I have not used ‘magic’ consistently, and indeed the Elven-queen Galadriel is obliged to remonstrate with the Hobbits on their confused use of the word both for the devices and operations of the Enemy, and for those of the Elves. I have not, because there is not a word for the latter (since all human stories have suffered the same confusion). But the Elves are there (in my tales) to demonstrate the difference. Their ‘magic’ is Art, delivered from many of its human limitations: more effortless, more quick, more complete (product, and vision in unflawed correspondence). And its object is Art not Power, sub-creation not domination and tyrannous reforming of Creation. The ‘Elves’ are ‘immortal’, at least as far as this world goes: and hence are concerned rather with the griefs and burdens of deathlessness in time and change, than with death. The Enemy in successive forms is always ‘naturally’ concerned with sheer Domination, and so the Lord of magic and machines; but the problem: that this frightful evil can and does arise from an apparently good root, the desire to benefit the world and others[3] – speedily and according to the benefactors own plans – is a recurrent motive.
[2] It is, I suppose, fundamentally concerned with the problem of the relation of Art (and Sub-creation) and Primary Reality.
[3] Not in the Beginner of Evil: his was a sub-creative Fall, and hence the Elves (the representatives of sub-creation par excellence) were peculiarly his enemies, and the special object of his desire and hate – and open to his deceits. Their Fall is into possessiveness and (to a less degree) into perversion of their art to power.
(Stop and read these paragraphs before proceeding, they're really important!)
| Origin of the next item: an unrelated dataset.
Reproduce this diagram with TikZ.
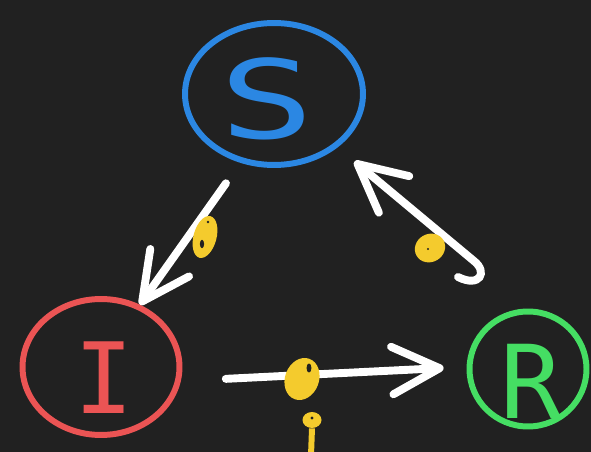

There's a huge amount going on here! I don't think I'm really equipped to do a full reading of it; hopefully you guys can help me. Here are some things I noticed:
-That footnote 2: "the relation of Art (and Sub-creation) and Primary Reality." Sub-creation is, I think, one of the super-important concepts to take from this letter into the actual text. Note that already it's being applied both to what Tolkien himself is doing (in writing a story using allegorical language) and to the elves and to Melkor.
-Fall. To spoil the next section of the letter a little bit, Tolkien is going to drop a doozy of a statement there: "all stories are ultimately about the fall." This says more about Tolkien then stories, but consider what it says about Tolkien's legendarium. (Also consider what it means to write glowfic in Tolkien's legendarium given this statement.) In that later quote it's "the fall," as in the biblical one, but here Tolkien is, I think, talking about the same thing (at least allegorically).
-(Sub-) creative Desire. We have something Star-Wars-esque being set up here: Desire leads to love of the Primary World. Love of the Primary World leads to a lack of satisfaction with Mortality. Subcreation leads to possessiveness. Possessiveness and lack of satisfaction with Mortality lead to rebellion. Rebellion leads to the desire for Power. Desire for Power leads to the Machine (or Magic).
-Look at that definition of the Machine: "all use of external plans or devices (apparatus) instead of developments of the inherent inner powers or talents – or even the use of these talents with the corrupted motive of dominating." The implication here is very strong: for Tolkien, Machine (or Magic) is always and everywhere a bad thing.
(Exercise: how does this definition apply to:
-Melkor
-Sauron
-Saruman
-Feanor
-Bilbo
-Frodo
-Gandalf (and his use of a Ring)
-Galadriel?
Discuss.)
While I expect most of us will disagree with this, I think it's very important to keep in mind when reading Tolkien, because it tells us how he intended us to read things. (C.f. the dwarves in glowfic...)
-Magic vs. 'magic'. If you have access to Lord of the Rings, the relevant passage is at the end of Chapter Seven, "The Mirror of Galadriel." (Also interesting in its own right. Think of how much Artanis went through to get from her portrayal in the Silmarillion (or see, e.g., this) to "‘I pass the test,’ she said. ‘I will diminish, and go into the West, and remain Galadriel.’")
-We're also told something about the mindset of Elves: they "are concerned rather with the griefs and burdens of deathlessness in time and change, than with death." More on this in the next section.
-The notion that Morgoth's fall was "sub-creative". This is Word of God. Do you believe it? Is it compatible with what we know about Valar or what will be said when we get to that part of the text?